A partir de 15 de março, quando a pandemia se instalou, os procedimentos cirúrgicos tiveram quedas acentuadas pelas mudanças no sistema de saúde: os leitos de UTI começaram a ser destinados aos pacientes da Covid-19. As vagas de enfermaria também diminuíram e o receio dos pacientes e das equipes cresceu. Esse impacto negativo pode ser sentido na comparação entre o primeiro e segundo trimestre de 2020. A queda na doação de órgãos foi de 26%, o que provocou uma redução no número de cirurgias de transplantes em 40%. Para Huygens Garcia, presidente da Associação Brasileira de Transplantes de Órgãos, no Ceará, a forma irregular como a pandemia atingiu os estados acabou sendo positiva. “Isso foi importante para se manter, de alguma forma, a atividade transplantadora no Brasil”, disse. Em 30 de junho de 2019, o Brasil tinha 35.519 mil pacientes na fila de espera. Esse ano, na mesma data, 40.740 mil pessoas sonhavam com um novo órgão. “Se não há doação de órgãos, não há transplante”, afirma o médico.
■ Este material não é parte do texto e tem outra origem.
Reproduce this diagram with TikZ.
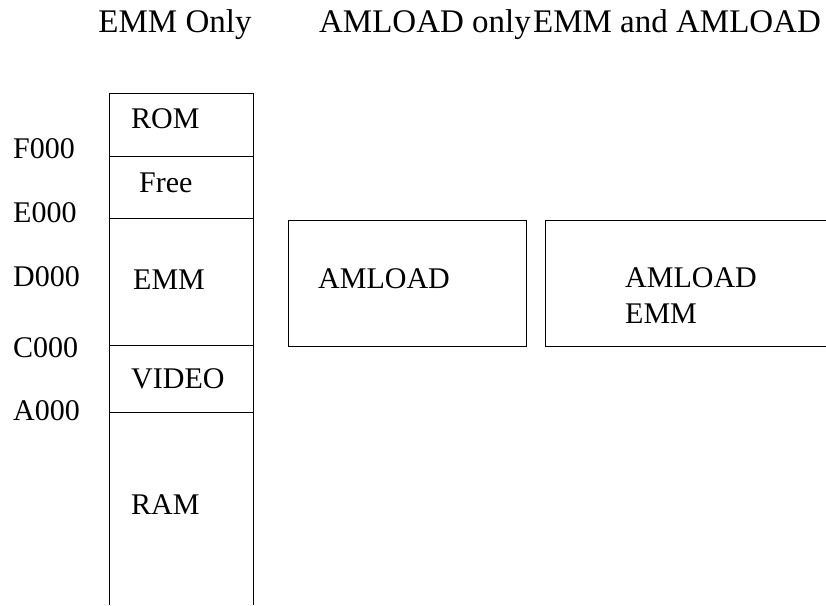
\documentclass[tikz,border=0pt]{standalone}
\usepackage{fontspec}
\setmainfont{Liberation Serif}
\usetikzlibrary{positioning}
\tikzset{
  maptext/.style={anchor=base west, inner sep=0pt, font=\fontsize{30}{34}\selectfont},
  coltitle/.style={anchor=base, inner sep=0pt, font=\fontsize{33}{38}\selectfont},
  memline/.style={line width=1pt}
}
\begin{document}
\begin{tikzpicture}[x=1pt,y=-1pt]
    \useasboundingbox (0,0) rectangle (826,605);

    % Column titles
    \node[coltitle] (emmonly) at (175,32) {EMM Only};
    \node[coltitle] (amlonly) at (425,32) {AMLOAD only};
    \node[coltitle] (both) at (677,32) {EMM and AMLOAD};

    % Memory map (EMM only)
    \draw[memline] (109,605) -- (109,93) -- (253,93) -- (253,605);
    \draw[memline] (109,156) -- (253,156);
    \draw[memline] (109,218) -- (253,218);
    \draw[memline] (109,345) -- (253,345);
    \draw[memline] (109,412) -- (253,412);

    \node[maptext] (rom) at (131,128) {ROM};
    \node[maptext] (free) at (139,192) {Free};
    \node[maptext] (emm) at (133,289) {EMM};
    \node[maptext] (video) at (131,388) {VIDEO};
    \node[maptext] (ram) at (131,514) {RAM};

    % Address labels
    \node[maptext] (f000) at (13,158) {F000};
    \node[maptext] (e000) at (13,222) {E000};
    \node[maptext] (d000) at (13,286) {D000};
    \node[maptext] (c000) at (13,357) {C000};
    \node[maptext] (a000) at (13,420) {A000};

    % AMLOAD only
    \draw[memline] (288,220) rectangle (526,346);
    \node[maptext] (aml) at (318,288) {AMLOAD};

    % EMM and AMLOAD
    \draw[memline] (830,220) -- (545,220) -- (545,346) -- (830,346);
    \node[maptext] (aml2) at (625,287) {AMLOAD};
    \node[maptext] (emm2) at (625,323) {EMM};

\end{tikzpicture}
\end{document}
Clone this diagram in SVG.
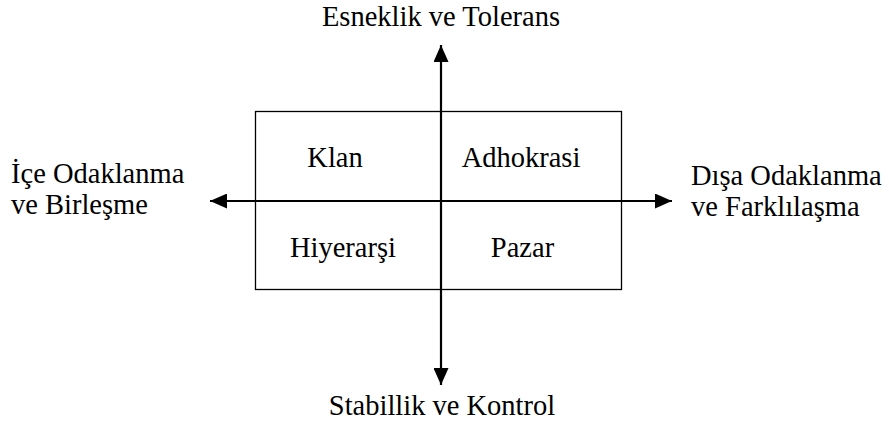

Em São Paulo, a viabilidade dos órgãos por doador também caiu. Mesmo assim, foram realizados 2.946 transplantes até julho de 2020 – esse número chegou a 4.871 no mesmo período do ano passado. O interior do estado também sofreu com a situação. “Em São José do Rio Preto não há espaço para realizarmos cirurgias”, alerta Francisco Monteiro, coordenador da Central de Transplantes de São Paulo. Como a situação é complexa, o nível de gravidade de cada caso passou a ser cada vez mais fundamental. “Se o paciente está entre a vida e a morte, mesmo com a pandemia, as equipes médicas optam pela realização do procedimento”, diz Monteiro. Mas se o paciente está em casa, e teoricamente pode esperar o arrefecimento do coronavírus, a indicação é aguardar. O Brasil tem o segundo maior sistema de transplante do mundo, com 30 milhões de cirurgias realizadas em 2019. O que se espera é a queda na curva da pandemia para que a situação volte ao normal.